Sentiment Analysis Tracks Public Reaction to Geopolitical Events

Risk Management, Sentiment Analysis, Social Media Analysis

Sentiment Analysis to track public reaction to geopolitical events

Governments and Other Organizations Need to Assess Public Opinion Regarding World Events

In order to craft effective and sound policies, Government needs a good understanding of public opinion. To achieve this, there must be an effective and timely way of monitoring public attitudes towards issues of public concern.

Monitoring attitudes is not a simple matter. The on-going Gaza war is a good illustration of the complexity of understanding the public’s attitudes both to the event itself and to associated events such as various countries’ response to it. The types of assessments needed include:

  • Overall levels of pro-Hamas and pro-Israel support both worldwide and in specific regions and countries
  • Public sentiment towards the Hamas October 7 attack both worldwide and in specific regions and countries
  • Attitudes toward the Israeli response and the way it is conducting the war
  • Attitudes towards U.S. support of Israel
  • Attitudes towards the U.S. policies towards the Middle East as a whole
  • etc.

The Russo-Ukrainian war is another example where similar assessments of public attitudes are useful. In particular, where Americans stand right now on the question of  continued aid to Ukraine is something that should be monitored.

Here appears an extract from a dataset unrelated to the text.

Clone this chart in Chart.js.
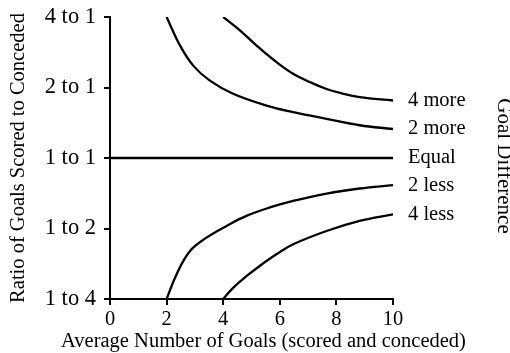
<!DOCTYPE html>
<html>
<head>
<meta charset="utf-8">
<script src="https://cdn.jsdelivr.net/npm/chart.js@4/dist/chart.umd.min.js"></script>
<style>
  html, body { margin: 0; padding: 0; background: #fff; }
  #wrap { width: 510px; height: 353px; }
</style>
</head>
<body>
<div id="wrap"><canvas id="c" width="510" height="353"></canvas></div>
<script>
// ---- data ----
const seriesNames = ['4 more', '2 more', 'Equal', '2 less', '4 less'];

const more4X = [4.0, 4.59, 5.18, 5.88, 6.47, 7.06, 7.65, 8.24, 8.82, 10];
const more4Y = [4.0, 3.51, 3.02, 2.57, 2.29, 2.11, 1.97, 1.88, 1.82, 1.76];

const more2X = [2.0, 2.47, 2.94, 3.53, 4.35, 5.53, 6.47, 7.65, 8.82, 10];
const more2Y = [4.0, 3.03, 2.48, 2.14, 1.88, 1.675, 1.57, 1.47, 1.38, 1.33];

const equalX = [0, 10];
const equalY = [1, 1];

const less2X = [2.0, 2.35, 2.82, 3.41, 4.12, 4.82, 5.65, 6.47, 7.65, 8.82, 10];
const less2Y = [0.25, 0.318, 0.40, 0.457, 0.513, 0.566, 0.615, 0.656, 0.705, 0.741, 0.766];

const less4X = [4.0, 4.35, 4.82, 5.29, 5.88, 6.47, 7.65, 8.82, 10];
const less4Y = [0.25, 0.279, 0.313, 0.346, 0.388, 0.428, 0.488, 0.539, 0.575];

const yTickValues = [0.25, 0.5, 1, 2, 4];
const yTickLabels = ['1 to 4', '1 to 2', '1 to 1', '2 to 1', '4 to 1'];
const xTickValues = [0, 2, 4, 6, 8, 10];

const xTitle = 'Average Number of Goals (scored and conceded)';
const yTitle = 'Ratio of Goals Scored to Conceded';
const rightTitle = 'Goal Difference';

// ---- build ----
const FONT = "'Liberation Serif', 'Times New Roman', serif";
function pts(xs, ys) { return xs.map((x, i) => ({ x: x, y: ys[i] })); }
const allX = [more4X, more2X, equalX, less2X, less4X];
const allY = [more4Y, more2Y, equalY, less2Y, less4Y];

const datasets = seriesNames.map((name, i) => ({
  label: name,
  data: pts(allX[i], allY[i]),
  borderColor: '#000',
  borderWidth: 2.3,
  pointRadius: 0,
  showLine: true,
  fill: false,
  tension: 0.4
}));

const textLayer = {
  id: 'textLayer',
  afterDatasetsDraw(chart) {
    const ctx = chart.ctx;
    const xs = chart.scales.x, ys = chart.scales.y;
    const ca = chart.chartArea;
    ctx.save();
    ctx.fillStyle = '#000';
    ctx.font = '20.5px ' + FONT;
    ctx.textAlign = 'left';
    ctx.textBaseline = 'middle';
    chart.data.datasets.forEach(ds => {
      const last = ds.data[ds.data.length - 1];
      ctx.fillText(ds.label, xs.getPixelForValue(last.x) + 15, ys.getPixelForValue(last.y));
    });
    // x-axis title (drawn here so it is not squeezed to the axis width)
    ctx.textAlign = 'center';
    ctx.fillText(xTitle, (ca.left + ca.right) / 2 + 12, 342);
    // right-hand title
    ctx.font = '21px ' + FONT;
    ctx.translate(504, 166);
    ctx.rotate(Math.PI / 2);
    ctx.fillText(rightTitle, 0, 0);
    ctx.restore();
  }
};

new Chart(document.getElementById('c'), {
  type: 'scatter',
  data: { datasets: datasets },
  options: {
    responsive: false,
    animation: false,
    devicePixelRatio: 1,
    layout: { padding: { top: 17, right: 117, left: 0, bottom: 0 } },
    plugins: { legend: { display: false }, tooltip: { enabled: false } },
    scales: {
      x: {
        type: 'linear', min: 0, max: 10,
        afterBuildTicks: s => { s.ticks = xTickValues.map(v => ({ value: v })); },
        afterFit: s => { s.height = 54; s.paddingLeft = 0; s.paddingRight = 0; },
        grid: { display: true, drawOnChartArea: false, drawTicks: true, tickLength: 6, color: '#000', lineWidth: 2 },
        border: { display: true, color: '#000', width: 2 },
        ticks: { color: '#000', font: { family: FONT, size: 20.5 }, padding: 2, maxRotation: 0 },
        title: { display: false }
      },
      y: {
        type: 'logarithmic', min: 0.25, max: 4,
        afterBuildTicks: s => { s.ticks = yTickValues.map(v => ({ value: v })); },
        afterFit: s => { s.width = 110; s.paddingTop = 0; s.paddingBottom = 0; },
        grid: { display: true, drawOnChartArea: false, drawTicks: true, tickLength: 6, color: '#000', lineWidth: 2 },
        border: { display: true, color: '#000', width: 2 },
        ticks: {
          color: '#000', font: { family: FONT, size: 22.5 }, padding: 8,
          callback: v => { const i = yTickValues.indexOf(v); return i >= 0 ? yTickLabels[i] : ''; }
        },
        title: { display: true, text: yTitle, color: '#000', font: { family: FONT, size: 20.5 }, padding: { top: 6, bottom: 0 } }
      }
    }
  },
  plugins: [textLayer]
});
</script>
</body>
</html>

Sentiment Analysis Is an AI technology than Can Help

Today by far the major source for understanding public attitudes towards geopolitical events is social media. The immense volume of information contained there is clearly beyond solely human means to evaluate.

What is needed is a technology that provides a fine-grained analysis at scale and in real time of the public’s reaction to geopolitical events and to Government responses. There is such a technology: Sentiment Analysis.

How Sentiment Analysis Works

Sentiment Analysis identifies people’s attitudes in unstructured text data such as that found in social media. Basic versions of Sentiment Analysis simplistically identify sentiment-bearing words such as “great” or “awful” as positive or negative without understanding any of the surrounding context. It cannot associate a sentiment with the entity toward which the specific sentiment is expressed, such as a country name or a specific politician.

A more advanced version is called Entity-Based Sentiment Analysis, and it provides a detailed analysis of sentiment by identifying not only a sentiment but also the target of the sentiment and any associated entities.  For instance, Entity-Based Sentiment Analysis captures the following sentiments:

  • We will not forget the barbaric evilness of Hamas and the other extremists in Gaza (source)

Sentiment: negative

Predicate: barbaric evilness

Object: Hamas

Object: extremists

  • I want Israel to understand that they can scream ” hamas monsters ”  from here till eternity and that will still never, could never, justify Israel’s CRUEL, INSANE, FASCIST SLAUGHTER OF INNOCENTS (source)

Sentiment: negative

Predicate: cruel

Predicate: insane

Predicate: fascist

Object: slaughter

Associated entity: Israel

  • It would send a strong signal to the Kremlin, and the Russian population, if players opposing Russia’s brutal and illegal war against Ukraine, choose not to accept the awards. (source)

Sentiment: negative

Predicate: brutal

Object: war

Associated entity: Russia

This capability allows us to capture multiple sentiments accurately when more than one sentiment is mentioned in the same post.

Advanced Entity-Based Sentiment Analysis also makes possible the aggregation of sentiment found in a multitude of social media posts. This is because it normalizes all the sentiments and entities it identifies. Human language can express the same sentiment in many different ways:

    • China has always been an authoritarian regime
    • China’s authoritarian regime
    • an authoritarian Chinese regime

These three statements mean the same thing. Advanced Entity-Based Sentiment Analysis converts each of these sentiments to the same structured representation of the sentiment, such as:

Sentiment: negative

Predicate: authoritarian

Object: regime

Associated entity: China

This normalization allows sentiments to be aggregated, giving organizations a statistically based view of public attitudes.

The time stamps of the social media posts can be used to provide a view of how public attitudes change over time. This supports a dashboard-style display with specific quantitative evidence of how public attitudes evolve.

Summary

Based on AI techniques, Sentiment Analysis is an effective tool for monitoring public attitudes. It gives a government or other organizations real-time access to what the public thinks about geopolitical events.